Dün 10 Kasım’dı. Cumhuriyetimizin kurucusu Ulu Önder Atatürk’ün ebedi hayata göçünün 84’üncü yıldönümü idi. Allah O’ndan ebediyen razı olsun. Nur içinde yatsın.

Zaman olarak kısa, ancak içerik olarak bir ömre sığmayacak hayatı içinde, en büyük eseri sayesinde refah toplumu olma yolunda kör topal ilerliyoruz.
Atatürk yaşasaydı çok büyük işler yapacaktı. Ah Atam, vah Atam şeklinde süregelen tabusal davranışlar azalsa da hala devam ediyor. Atatürk’ün izindeyiz derken bile sırtına binmeye devam edenler azınlıkta değil. Atatürk olsaydı diye başlayan şikâyetlerle nereye varılmak isteniyor belli değil. Atatürk’ten destek istemek midir, yoksa Atatürk’ü nüfuz olarak kullanmak mıdır anlaşılır gibi değil.
Atatürk, aslında ortalama bir insan ömründen çok daha uzun yaşamıştır. Çoğu insan bu yönüyle bakmaz aslında. Bir insanın günde sekiz saat otuz yıl çalıştığı hesap edilirse, Atatürk, yaptığı işlerle, biyolojik olarak yüz yıla sığmayacak gelişmelere imza atmıştır.
Atatürk, subaydır. Normal şartlarda bir subay, teğmen rütbesiyle askeri okuldan mezun olduktan sonra, sırasıyla üsteğmen, yüzbaşı, binbaşı, yarbay, albay ve general rütbeleriyle emekli oluncaya kadar devletin savunmasında hizmet eder. Cumhuriyet tarihinde, hiçbir subayımızın özgeçmişinde Trablusgarp, Balkan ve Çanakkale savaşları yoktur. Siperler arasında taş atımlık mesafede göğüs göğse bir serseri kurşunun ucunda savaş yoktur. Koca bir dünya savaşında üstün hizmetler yoktur.
Elbette günümüzde savaş yoktur. Türk ulusu her zaman kahramanlar çıkarabilir. Ancak, Atatürk’ün askeri hayatı incelendiğinde, bir ömre sığmayacak askeri hizmetlerle doludur.
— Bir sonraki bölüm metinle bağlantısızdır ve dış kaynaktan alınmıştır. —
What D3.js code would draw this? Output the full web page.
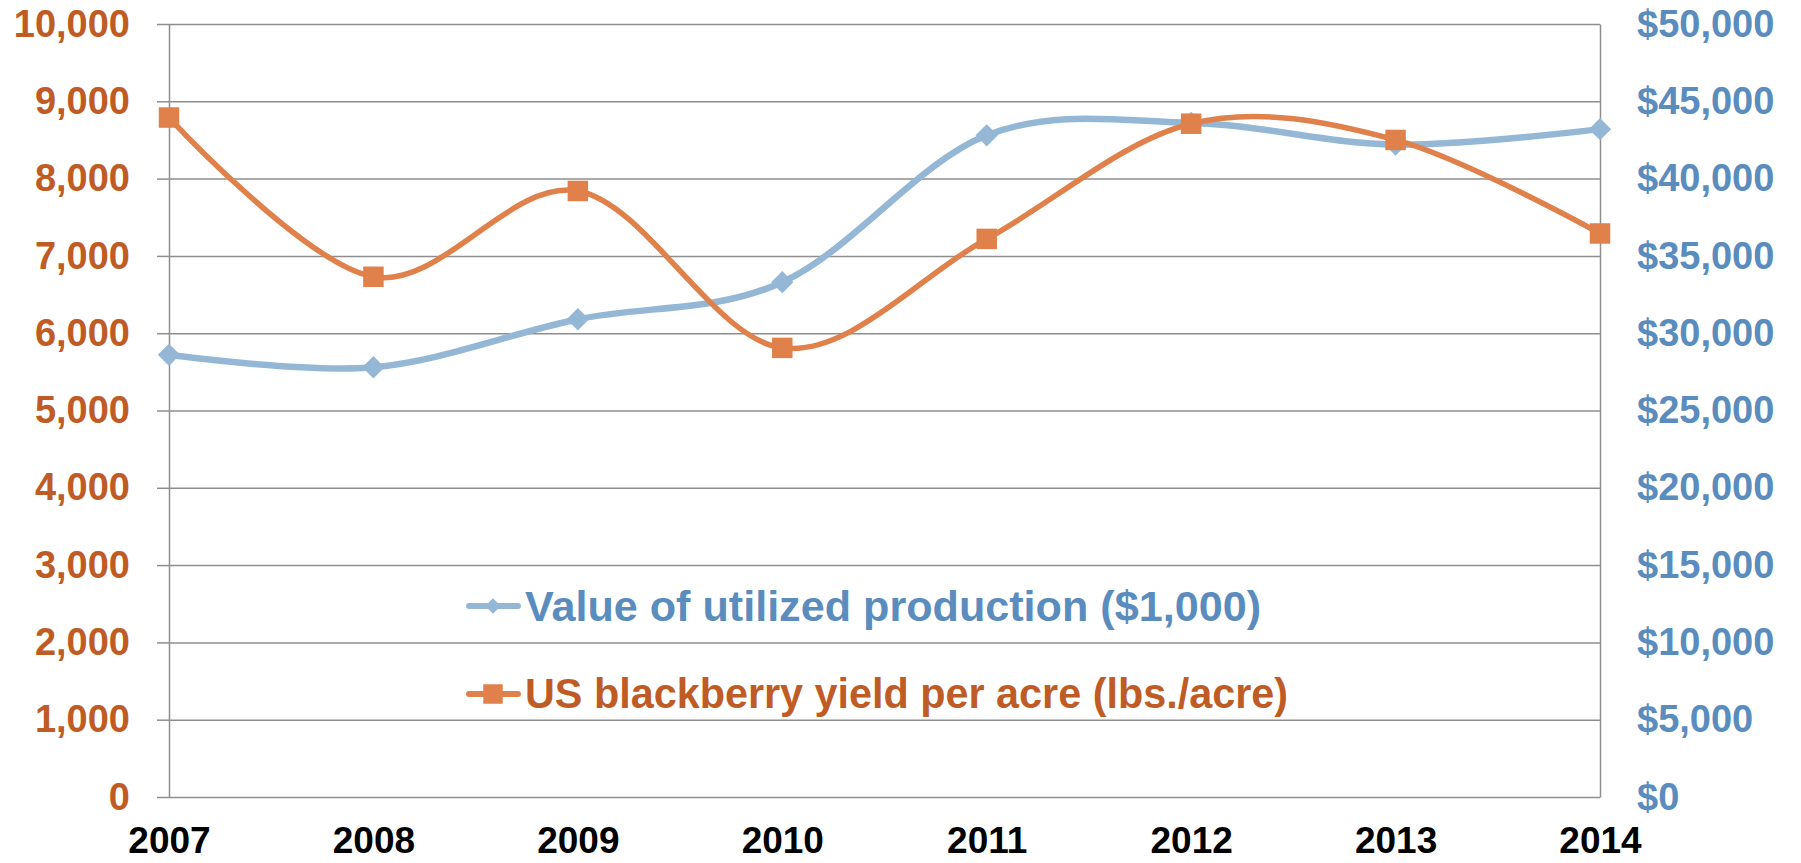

Silah arkadaşları İnönü, Fevzi Çakmak, Kazım Karabekir, Enver Paşa dışında tarihte iz bırakmış başka subayımız yoktur. Ne yazık ki Cumhuriyeti tökezleten, darbelerle tarihe geçen generaller vardır.
Atatürk, devlet adamı ve siyasetçidir. Cumhuriyetin kurulması başta olmak üzere yaptığı inkılâplarla yeni ve eskisinden çok farklı bir devlet ortaya çıkarmıştır. Otuza yakın iç isyanla uğraşmak bir yana, kılık kıyafetten harf inkılâbına kadar çok sayıda yeniliği Türk milletine kazandırmıştır. Lozan anlaşmasıyla sadece sınırları belli olan bir ülkeyi inşa etmek, yeniden yapılanmak, bir ömre sığacak kadar az işler değildir. Günde çift mesai yapmak gerekir. Bütün bunları, bugünün işini yarına bırakmak yerine, gelecek haftaki işleri de bugünden yapmak suretiyle ancak başarmak mümkündür.
Birkaç devlet adamı ve siyasetçiden başka hafızalarda kalan isim neredeyse yok. Hele tarihte iz bırakmış devlet adamı ve siyasetçi çok az. 57 yıllık bir ömre koca Türkiye Cumhuriyetinin kuruluşu ve köklü değişiklikleri sığdırmak ancak Atatürk’e özeldir.
Evet, Atatürk aslında uzun yaşamıştır. Onca başarılara imza atmak, tarihe mal olmak, çok sayıda sömürge milletlere örnek olmak, lider olmak, önder olmak her insanın harcı değildir. Güzel olanı, bıraktığı mirasa sahip çıkmaktır.